ECLI:NL:HR:2008:BD5493
Hoge Raad
- Cassatie
- D.G. van Vliet
- P.J. van Amersfoort
- C.B. Bavinck
- Rechtspraak.nl
Ontvankelijkheid van beroepschrift in vreemde taal onder de Algemene wet bestuursrecht
In deze zaak gaat het om de ontvankelijkheid van een beroepschrift dat in een vreemde taal is ingediend, in het kader van de Algemene wet bestuursrecht (Awb). De belanghebbende, een persoon uit Marokko, had bezwaar gemaakt tegen de inhouding van een bedrag aan premie ingevolge de Algemene wet bijzondere ziektekosten. Dit bezwaar werd door de Inspecteur niet-ontvankelijk verklaard, waarna de belanghebbende in beroep ging bij de Rechtbank. De Rechtbank verklaarde het beroep op 24 november 2006 niet-ontvankelijk, omdat het beroepschrift in een vreemde taal was gesteld en de belanghebbende niet had voldaan aan de eis om een vertaling te overleggen. De belanghebbende maakte verzet aan tegen deze uitspraak, maar de Rechtbank verklaarde het verzet ongegrond.
De belanghebbende ging vervolgens in cassatie bij de Hoge Raad. De Advocaat-Generaal concludeerde tot gegrondverklaring van het beroep in cassatie en vernietiging van de eerdere uitspraken van de Rechtbank. De Hoge Raad oordeelde dat de Rechtbank terecht had geoordeeld dat een vertaling van het beroepschrift noodzakelijk was voor een goede behandeling van de zaak. De Hoge Raad benadrukte dat het aan de behandelende rechter is om te bepalen of een vertaling noodzakelijk is, en dat de indiener van het beroepschrift in de gelegenheid moet worden gesteld om dit verzuim te herstellen.

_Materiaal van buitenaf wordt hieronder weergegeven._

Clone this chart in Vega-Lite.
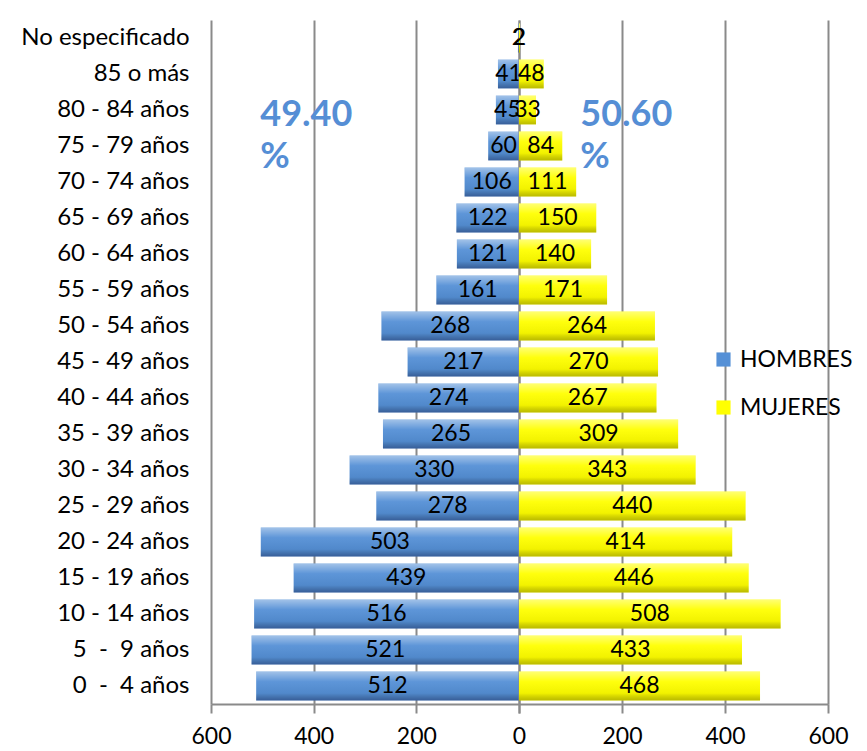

Uiteindelijk verklaarde de Hoge Raad het beroep in cassatie ongegrond, en bevestigde daarmee de eerdere uitspraken van de Rechtbank. De Hoge Raad oordeelde dat er geen termen aanwezig waren voor een veroordeling in de proceskosten, en sprak de beslissing uit in het openbaar op 12 december 2008.